The prize was awarded by the most prestigious promoter of social security in the world, the International Social Security Association, which operates in 157 nations. It is a rare honor, for it is awarded only once every three years.

According to the ISSA, the Bolsa Família is a pioneering experiment in poverty reduction and a model for other countries. The importance of the story is such that — as well it should be — it was covered prominently by other TV networks. This is a matter of basic journalism.

The purging of this news from the most significant news broadcast in Brazil comes as no surprise to those who closely observe the editorial line of the Globo organizations. In tune with sectors of the PSDB opposition that belittle the program, the daily O Globo has published a number of articles and editorials against the program.

In the TV news broadcasts, generally speaking, Bolsa Familia has only been covered when some problem arises, as in the recent wave of false rumors that it would be discontinued, provoking a run on the banks by beneficiaries in order to withdraw their benefits. On TV Globo, the criticisms are more sober, but there are plenty of opportunities to devote excessive air time to critics, censoring favorable opinions and significant recognition like this award.

But the partisanship of the Jornal Nacional is not confined to last Tuesday’s act of omission. The broadcast also failed to report on a Vox Populi poll with results unfavorable to opposition candidates, much to the displeasure of the broadcaster’s ownership. The survey showed that the opposition as a whole has contracted with the exclusion of one of the candidacies — Marina Silva (PSB) or Eduardo Campos (PSB) — who can no longer compete simultaneously.
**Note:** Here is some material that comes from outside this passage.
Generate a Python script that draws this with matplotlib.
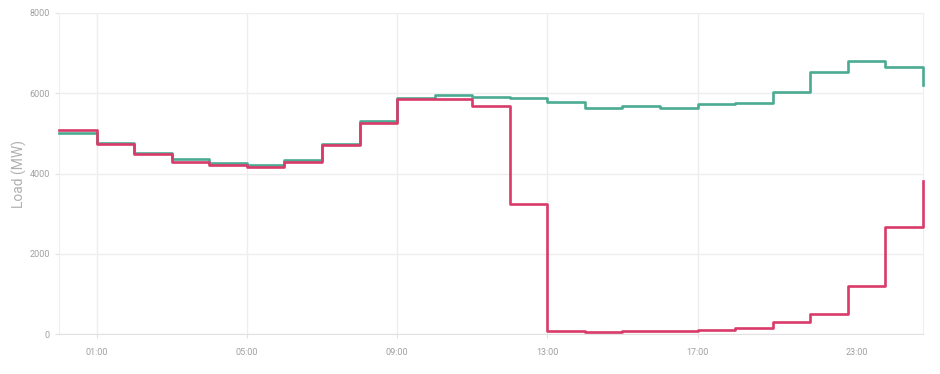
import matplotlib
matplotlib.use("Agg")
import matplotlib.pyplot as plt

plt.rcParams['font.family'] = ['Roboto', 'DejaVu Sans']

# hourly load, elapsed hours from midnight (23 hour day)
hours = list(range(24))
forecast = [5020, 4770, 4510, 4360, 4270, 4220, 4330, 4730, 5320, 5890,
            5960, 5910, 5880, 5780, 5620, 5690, 5640, 5720, 5760, 6040,
            6540, 6800, 6650, 6200]
actual = [5090, 4740, 4490, 4290, 4200, 4160, 4290, 4710, 5270, 5850,
          5850, 5690, 3250, 80, 60, 70, 85, 105, 160, 300,
          500, 1200, 2670, 3820]
tick_pos = [1, 5, 9, 13, 17, 21.25]
tick_labels = ["01:00", "05:00", "09:00", "13:00", "17:00", "23:00"]
y_ticks = [0, 2000, 4000, 6000, 8000]

fig = plt.figure(figsize=(9.4, 3.74), dpi=100)
ax = fig.add_axes([59/940, 1-334/374, (923-59)/940, (334-13)/374])

ax.step(hours, forecast, where="post", color="#4aaa92", lw=1.9, zorder=3, clip_on=False)
ax.step(hours, actual, where="post", color="#d93a69", lw=1.9, zorder=4, clip_on=False)

ax.set_xlim(0, 23)
ax.set_ylim(0, 8000)
ax.set_xticks(tick_pos)
ax.set_xticklabels(tick_labels)
ax.set_yticks(y_ticks)
ax.set_yticklabels([str(v) for v in y_ticks])

ax.grid(True, color="#eeeeee", lw=1)
ax.set_axisbelow(True)
# no gridline / tick mark for the last label
ax.xaxis.get_gridlines()[-1].set_visible(False)
ax.xaxis.get_major_ticks()[-1].tick1line.set_visible(False)

for side in ["left", "right", "top"]:
    ax.spines[side].set_color("#eeeeee")
ax.spines["bottom"].set_color("#e2e2e2")
ax.tick_params(axis="both", colors="#e2e2e2", labelcolor="#a0a0a0",
               labelsize=6.5, length=3)
ax.tick_params(axis="x", pad=7)
ax.set_ylabel("Load (MW)", color="#b0b0b0", fontsize=10, labelpad=2)

plt.savefig("out.png", dpi=100)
Complicating the situation of the opposition, when Marina is tested as an alternative to Eduardo Campos, she occupies second place, one position higher than Aécio Neves (PSDB), with numbers similar to those she posted previously. The intended votes once held by Campos appear to be migrating to Dilma more than to Marina. In the scenario in which Campos is the candidate, his intended votes are diluted among the other candidates and Campos remains in an uncomfortable third place with about half the votes intended for Aécio Neves. The illusion that Aécio and Campos have risen by several points is explained by statistics: With only three candidates to divide up the cake, the slice of each one is larger than if there were four candidates.

Ah! As through it were not enough to sit through another chapter of the warmed-over soap opera of investigations into the PCC, apparently in order to divert attention from accusations of bribery by Siemens and Alstom of Toucan officials in São Paulo. As a matter of fact, the police blotter dominated the news agenda.

JN did, however, air a story on a bribe paid in Switzerland to a director of the CPTM (the commuter rail authority). Wow! Finally, a bit of news unfavorable to the São Paulo government?

Don’t be so sure. The report winds up sparing the PSDB and Alckmin, and ends with anchorman  William Bonner reading a  PSDB press release on the matter, in lieu of the traditional “we attempted to question Alckmin, but his public relations aides said he would have no comment.”